Les siguieron el movimiento por la libertad de expresión de la Universidad de California en Berkeley en la década de 1960 y las protestas contra la guerra de Vietnam, incluidas las que se dieron después de los tiroteos fatales a los manifestantes estudiantiles en la Universidad Estatal de Kent por parte de la Guardia Nacional de Ohio. En la década de 1980 hubo protestas contra el apartheid y, más recientemente, estudiantes de todo el país organizaron protestas contra la brutalidad policial y el racismo tras la muerte de George Floyd y contra las acciones militares de Israel en Gaza en respuesta al ataque de Hamas del 7 de octubre de 2023.
Aunque ha habido pequeñas protestas en unos pocos campus universitarios, nada parecido a lo que ocurrió en respuesta a esos acontecimientos ha sucedido en 2025.
Los estudiantes quizá hayan aprendido una amarga lección de la fuerte represión a los manifestantes que participaban en el activismo pro Palestina. Y muchos de ellos están profundamente desilusionados con nuestras instituciones democráticas. Les importa más la justicia social que conservar la democracia y el estado de derecho.
Es posible que los estudiantes no estén siguiendo los acontecimientos en la capital de la nación o no comprendan la importancia de esos acontecimientos y lo que significan para sí mismos y su futuro.
Es el trabajo de quienes enseñamos en colegios y universidades ayudar a los estudiantes a ver lo que está sucediendo. Este no es el momento de las actividades acostumbradas de siempre. Nuestros estudiantes necesitan entender por qué la democracia es importante y cómo su vida y la vida de sus familias cambiarán en caso de que la democracia estadounidense muera.
En última instancia, debemos recordar que los costos del silencio pueden ser tan altos que los costos de alzar la voz.
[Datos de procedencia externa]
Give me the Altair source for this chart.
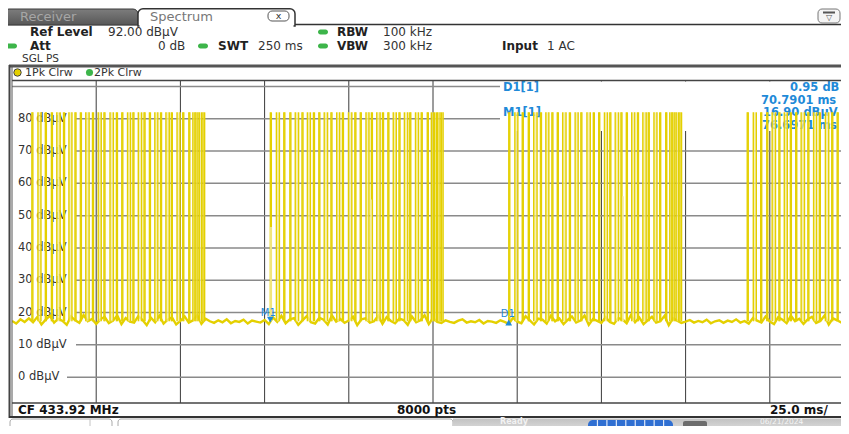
import altair as alt
import pandas as pd

# ---------------- chart data ----------------
SPAN_MS = 250.0            # 10 div x 25.0 ms/
REF_LEVEL = 92.0           # dBµV at top of grid
BOTTOM_LEVEL = -8.0
LEVEL_TICKS = [0, 10, 20, 30, 40, 50, 60, 70, 80]
GRID_LEVELS = [0, 10, 20, 30, 40, 50, 60, 70, 80, 90]
TIME_TICKS = [25, 50, 75, 100, 125, 150, 175, 200, 225]

# telegram bursts (start in ms) - the same code is repeated every ~70.8 ms
BURST_STARTS = [5.9, 76.7, 147.5, 218.3]
# pulses inside one burst: offset from burst start (ms) and pulse width (ms)
PULSE_OFFSETS = [0.0, 1.8, 4.0, 5.8, 7.4, 9.4, 11.0, 12.8, 14.4, 16.0, 18.0,
                 19.7, 21.4, 23.2, 25.1, 26.7, 28.4, 30.0, 31.6, 33.3, 34.9,
                 36.5, 38.2, 39.8, 41.4, 43.1, 44.8, 46.6, 47.8, 48.7, 49.7, 50.8]
PULSE_WIDTHS = [0.3, 0.9, 0.3, 0.3, 1.0, 0.3, 0.9, 0.3, 0.3, 1.0, 0.3,
                0.9, 0.3, 1.0, 0.3, 0.3, 0.9, 0.3, 1.0, 0.3, 0.3,
                0.9, 0.3, 1.0, 0.3, 0.9, 0.3, 0.3, 0.6, 0.6, 0.7, 0.5]
PULSE_TOP = 82.0
NOISE_FLOOR = 17.3
PARTIAL_T = [76.9, 106.6, 181.4]
PARTIAL_TOP = [46.5, 55.0, 56.0]

NOISE = [
    17.4, 16.6, 17.9, 17.1, 18.2,
    17.0, 18.6, 16.3, 17.8, 19.0, 16.9, 18.1, 17.4, 16.2, 18.8, 17.6, 16.8, 19.2, 17.3,
    18.0, 16.5, 17.9, 18.7, 16.7, 17.5, 19.1, 16.4, 18.3, 17.2, 16.9, 18.9, 17.7, 16.1,
    18.4, 17.0, 19.0, 16.6, 17.8, 18.5, 16.3, 17.4, 18.8, 16.9, 17.6, 19.2, 16.5, 18.1,
    17.3, 16.8, 17.6, 17.0, 17.9, 16.7, 17.4, 17.1, 17.8, 16.6, 17.5, 17.2, 16.9, 17.7,
    16.4, 18.5, 17.1, 19.0, 16.7, 17.9, 18.3, 16.2, 17.6, 18.9, 17.0, 16.6, 18.4, 17.8,
    16.3, 19.1, 17.2, 18.0, 16.8, 17.5, 18.7, 16.1, 17.9, 18.2, 16.9, 17.3, 19.0, 16.5,
    18.6, 17.4, 16.7, 18.1, 17.7, 16.2, 18.8, 17.0, 17.6, 19.2, 16.4, 18.3, 17.1, 16.8,
    17.6, 17.1, 16.8, 17.5, 17.9, 16.9, 17.3, 17.0, 17.7, 16.6, 17.4, 17.2, 16.8, 17.6, 17.1,
    16.5, 18.4, 17.2, 16.7, 18.9, 17.6, 16.3, 18.1, 17.8, 16.6, 19.0, 17.3, 18.2, 16.4,
    17.7, 18.8, 16.9, 17.5, 19.1, 16.2, 18.0, 17.4, 16.8, 18.6, 17.1, 16.5, 18.3, 17.9,
    16.7, 19.2, 17.0, 18.5, 16.4, 17.6, 18.7, 16.9, 17.3, 19.0, 16.1, 18.2, 17.5, 16.8,
    17.2, 17.7, 16.9, 17.4, 17.0, 17.8, 16.7, 17.3, 17.6, 16.8, 17.5, 17.1, 17.9, 16.9, 17.4,
    16.6, 18.3, 17.5, 16.9, 18.8, 17.2, 16.4, 18.6, 17.8, 16.7, 19.0, 17.3, 18.1, 16.5,
    17.9, 18.7, 16.8, 17.4, 19.1, 16.3, 18.2, 17.6, 16.9, 18.5, 17.1, 17.7,
]

MARKER_NAMES = ["M1", "D1"]
MARKER_T = [76.6971, 147.4872]
MARKER_LEVEL = [16.90, 17.85]

# ---------------- layout / style ----------------
FONT = "DejaVu Sans"
YELLOW = "#e4d000"
YELLOW_LIGHT = "#f3ea9c"
BLUE = "#1f8ad8"
GREEN = "#3db54a"
FULL_W = 842               # full 10-division grid width (page x 12..854)
PW, PH = 829, 323          # drawn plot area (window cuts the grid's right edge)
OX, OY = 12, 80            # page position of plot origin
VISIBLE_MS = SPAN_MS * PW / FULL_W

XS = alt.Scale(domain=[0, VISIBLE_MS], nice=False, zero=False)
YS = alt.Scale(domain=[BOTTOM_LEVEL, REF_LEVEL], nice=False, zero=False)
ONE = pd.DataFrame({"k": [0]})


def X(p):
    return p - OX


def Y(p):
    return p - OY


def rect(x1, y1, x2, y2, fill, stroke=None, sw=1.0, **kw):
    args = dict(fill=fill, **kw)
    if stroke:
        args.update(stroke=stroke, strokeWidth=sw)
    return alt.Chart(ONE).mark_rect(**args).encode(
        x=alt.value(X(x1)), x2=alt.value(X(x2)), y=alt.value(Y(y1)), y2=alt.value(Y(y2)))


def hline(x1, x2, y, color, w=1.0):
    return alt.Chart(ONE).mark_rule(color=color, strokeWidth=w).encode(
        x=alt.value(X(x1)), x2=alt.value(X(x2)), y=alt.value(Y(y)))


def vline(x, y1, y2, color, w=1.0):
    return alt.Chart(ONE).mark_rule(color=color, strokeWidth=w).encode(
        x=alt.value(X(x)), y=alt.value(Y(y1)), y2=alt.value(Y(y2)))


def label(x, y, text, size=12, bold=False, color="#222", align="left"):
    return alt.Chart(ONE).mark_text(
        text=text, align=align, baseline="middle", font=FONT, fontSize=size,
        fontWeight="bold" if bold else "normal", color=color).encode(
        x=alt.value(X(x)), y=alt.value(Y(y)))


def dot(x, y, color, size, stroke=None):
    args = dict(filled=True, fill=color, size=size, shape="circle", opacity=1)
    if stroke:
        args.update(stroke=stroke, strokeWidth=1)
    return alt.Chart(ONE).mark_point(**args).encode(x=alt.value(X(x)), y=alt.value(Y(y)))


layers = []

# ---- tab bar ----
layers += [
    hline(0, 138, 24.5, "#333", 1.5),
    hline(295, 849, 24.5, "#333", 1.5),
    rect(4, 9, 138, 25, alt.Gradient(gradient="linear", x1=0, x2=0, y1=0, y2=1,
                                     stops=[alt.GradientStop(color="#7d7d7d", offset=0),
                                            alt.GradientStop(color="#575757", offset=1)]),
         stroke="#3a3a3a", sw=1, cornerRadiusTopLeft=5, cornerRadiusTopRight=5),
    label(20, 16.5, "Receiver", 13, False, "#a6a6a6"),
    rect(138, 8.8, 295, 26, "white", stroke="#333", sw=1.5,
         cornerRadiusTopLeft=5, cornerRadiusTopRight=5),
    rect(139.5, 23.6, 293.5, 27, "white"),
    label(150, 16.5, "Spectrum", 13, False, "#777"),
    rect(268, 11, 289, 21, "white", stroke="#555", sw=1, cornerRadius=4),
    label(278.5, 15.5, "x", 9.5, False, "#333", "center"),
    rect(818, 9, 840, 23, "#f4f4f4", stroke="#777", sw=1, cornerRadius=4),
    rect(823, 11.5, 835, 13.5, "#555"),
    label(829, 18, "▽", 8, False, "#555", "center"),
]

# ---- header ----
layers += [
    label(30, 32, "Ref Level", 12, True), label(108, 32, "92.00 dBµV", 12, False, "#333"),
    rect(318, 29.5, 328, 34.5, GREEN, cornerRadius=2.5),
    label(337, 32, "RBW", 12, True), label(383, 32, "100 kHz", 12, False, "#333"),
    rect(6, 43.5, 17, 48.5, GREEN, cornerRadius=2.5),
    label(30, 46, "Att", 12, True), label(158, 46, "0 dB", 12, False, "#333"),
    rect(198, 43.5, 208, 48.5, GREEN, cornerRadius=2.5),
    label(218, 46, "SWT", 12, True), label(258, 46, "250 ms", 12, False, "#333"),
    rect(318, 43.5, 328, 48.5, GREEN, cornerRadius=2.5),
    label(337, 46, "VBW", 12, True), label(383, 46, "300 kHz", 12, False, "#333"),
    label(502, 46, "Input", 12, True), label(547, 46, "1 AC", 12, False, "#333"),
    label(22, 59, "SGL PS", 10.5, False, "#333"),
    hline(9, 849, 66, "#555", 3),
    dot(17.5, 72.5, YELLOW, 55, stroke="#444"),
    label(25, 72.5, "1Pk Clrw", 11, False, "#333"),
    dot(89.5, 72.5, GREEN, 50),
    label(94, 72.5, "2Pk Clrw", 11, False, "#333"),
]

# ---- grid ----
vgrid = alt.Chart(pd.DataFrame({"t": TIME_TICKS})).mark_rule(color="#3a3a3a", strokeWidth=1).encode(
    x=alt.X("t:Q", scale=XS, axis=None), y=alt.value(0), y2=alt.value(PH))
layers.append(vgrid)
for lv in GRID_LEVELS:
    start = 0 if lv == 90 else (55 if lv == 0 else 64)
    end = 488 if lv >= 80 else PW
    layers.append(
        alt.Chart(pd.DataFrame({"lv": [lv]})).mark_rule(color="#8a8a8a", strokeWidth=1.5).encode(
            y=alt.Y("lv:Q", scale=YS, axis=None), x=alt.value(start), x2=alt.value(end)))

# marker info box
layers += [
    rect(500, 81.5, 849, 131, "white"),
    label(503, 88, "D1[1]", 11.5, True, BLUE),
    label(790, 88, "0.95 dB", 11.5, True, BLUE),
    label(761, 100.5, "70.7901 ms", 11.5, True, BLUE),
    label(503, 113, "M1[1]", 11.5, True, BLUE),
    label(763, 113, "16.90 dBµV", 11.5, True, BLUE),
    label(762, 125.5, "76.6971 ms", 11.5, True, BLUE),
]

# level labels
lab_df = pd.DataFrame({"lv": LEVEL_TICKS, "txt": [f"{v} dBµV" for v in LEVEL_TICKS]})
layers.append(
    alt.Chart(lab_df).mark_text(align="left", baseline="middle", font=FONT, fontSize=11.5,
                                color="#333").encode(
        y=alt.Y("lv:Q", scale=YS, axis=None), x=alt.value(6), text="txt:N"))

# ---- trace ----
n = len(NOISE)
noise_df = pd.DataFrame({"t": [i * SPAN_MS / (n - 1) for i in range(n)], "v": NOISE})
noise_df = noise_df[noise_df.t <= VISIBLE_MS + 2]
layers.append(alt.Chart(noise_df).mark_line(color=YELLOW, strokeWidth=2.4, clip=True).encode(
    x=alt.X("t:Q", scale=XS, axis=None), y=alt.Y("v:Q", scale=YS, axis=None)))

rows, edges = [], []
for s in BURST_STARTS:
    for o, w in zip(PULSE_OFFSETS, PULSE_WIDTHS):
        t0 = s + o
        if t0 >= VISIBLE_MS:
            continue
        t1 = min(t0 + w, VISIBLE_MS)
        rows.append({"t0": t0, "t1": t1, "top": PULSE_TOP, "fl": NOISE_FLOOR})
        edges.append({"t": t0, "top": PULSE_TOP, "fl": NOISE_FLOOR})
        edges.append({"t": t1, "top": PULSE_TOP, "fl": NOISE_FLOOR})
pulse_df = pd.DataFrame(rows)
edge_df = pd.DataFrame(edges)
layers.append(alt.Chart(pulse_df).mark_rect(color=YELLOW_LIGHT, opacity=0.75).encode(
    x=alt.X("t0:Q", scale=XS, axis=None), x2="t1:Q",
    y=alt.Y("top:Q", scale=YS, axis=None), y2="fl:Q"))
layers.append(alt.Chart(edge_df).mark_rule(color=YELLOW, strokeWidth=1.4).encode(
    x=alt.X("t:Q", scale=XS, axis=None),
    y=alt.Y("top:Q", scale=YS, axis=None), y2="fl:Q"))
part_df = pd.DataFrame({"t": PARTIAL_T, "top": PARTIAL_TOP, "fl": [NOISE_FLOOR] * len(PARTIAL_T)})
layers.append(alt.Chart(part_df).mark_rule(color=YELLOW_LIGHT, strokeWidth=1.6).encode(
    x=alt.X("t:Q", scale=XS, axis=None),
    y=alt.Y("top:Q", scale=YS, axis=None), y2="fl:Q"))

# ---- markers ----
mk = pd.DataFrame({"name": MARKER_NAMES, "t": MARKER_T, "lv": MARKER_LEVEL})
m1 = mk[mk.name == "M1"]
d1 = mk[mk.name == "D1"]
layers += [
    alt.Chart(m1).mark_point(shape="triangle-down", filled=True, color=BLUE, size=45,
                             opacity=1, yOffset=-3).encode(
        x=alt.X("t:Q", scale=XS, axis=None), y=alt.Y("lv:Q", scale=YS, axis=None)),
    alt.Chart(m1).mark_text(font=FONT, fontSize=10, color=BLUE, baseline="middle",
                            yOffset=-10, dx=-2).encode(
        x=alt.X("t:Q", scale=XS, axis=None), y=alt.Y("lv:Q", scale=YS, axis=None), text="name:N"),
    alt.Chart(d1).mark_point(shape="triangle-up", filled=True, color=BLUE, size=45,
                             opacity=1, yOffset=3).encode(
        x=alt.X("t:Q", scale=XS, axis=None), y=alt.Y("lv:Q", scale=YS, axis=None)),
    alt.Chart(d1).mark_text(font=FONT, fontSize=10, color=BLUE, baseline="middle",
                            yOffset=-6, dx=-1).encode(
        x=alt.X("t:Q", scale=XS, axis=None), y=alt.Y("lv:Q", scale=YS, axis=None), text="name:N"),
]

# ---- frame / footer ----
layers += [
    hline(12, 849, 80.5, "#444", 1.5),
    vline(9.5, 65, 418, "#444", 2),
    vline(12, 67, 417, "#555", 1),
    hline(12, 849, 403, "#444", 1.5),
    hline(9, 849, 417, "#333", 2),
    label(18, 409.5, "CF 433.92 MHz", 12, True, "#111"),
    label(397, 409.5, "8000 pts", 12, True, "#111"),
    label(770, 409.5, "25.0 ms/", 12, True, "#111"),
    # status bar (the window cuts it at the bottom)
    rect(10, 419, 112, 434, "white", stroke="#aaa", sw=1, cornerRadius=3),
    vline(90, 419, 434, "#c4c4c4", 1),
    rect(118, 419, 453, 434, "white", stroke="#aaa", sw=1, cornerRadius=3),
    rect(453, 418.5, 849, 434, alt.Gradient(gradient="linear", x1=0, x2=0, y1=0, y2=1,
                                            stops=[alt.GradientStop(color="#c2c2c2", offset=0),
                                                   alt.GradientStop(color="#e4e4e4", offset=1)])),
    label(500, 421.5, "Ready", 8, True, "#f2f2f2"),
    rect(588, 420, 673, 430, "#2f6fd2", cornerRadius=5),
]
for k in range(1, 9):
    layers.append(vline(588 + k * 9.45, 420, 430, "#dfe8f8", 1.2))
layers += [
    rect(683, 421, 707, 428, "#6d6d6d", cornerRadius=2),
    label(760, 421.5, "06/21/2024", 7.5, False, "#f5f5f5"),
]

chart = alt.layer(*layers).properties(
    width=PW, height=PH,
    padding={"left": 4, "top": 72, "right": 0, "bottom": 23},
    autosize=alt.AutoSizeParams(type="none"),
    background="white",
).configure_view(stroke=None)

chart.save("out.html", embed_options={"renderer": "svg", "actions": False})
M. Gessen tiene razón cuando dice: “Tras un par de semanas del segundo mandato de Trump, quizá parezca que ya estamos viviendo en un país que ha cambiado irreversiblemente”. Tal vez sea así, pero Gessen advierte que lo peor está por venir: “Una vez que una autocracia gana el poder, perseguirá a muchas de las personas que, de manera muy racional, intentaron salvaguardarse”.
Gessen nos pide que recordemos que “las autocracias del siglo 20 se apoyaron en el terror en masa. Las autocracias del siglo 21 a menudo no necesitan hacerlo; sus súbditos las obedecen voluntariamente”.
En la actualidad, los rectores de colegios y universidades, los estudiantes y el personal docente deben preocuparse por algo más que protegernos a nosotros mismos y a nuestras instituciones. Debemos alzar la voz y atestiguar lo que describe Gessen y advertir a nuestros conciudadanos contra el acomodamiento.
No será fácil en un momento en que la educación superior ha perdido algo de brillo a los ojos del público. Pero no tenemos otra opción. Tenemos que intentarlo.
Austin Sarat es profesor de Jurisprudencia y Ciencias Políticas William Nelson Cromwell en el Amherst College.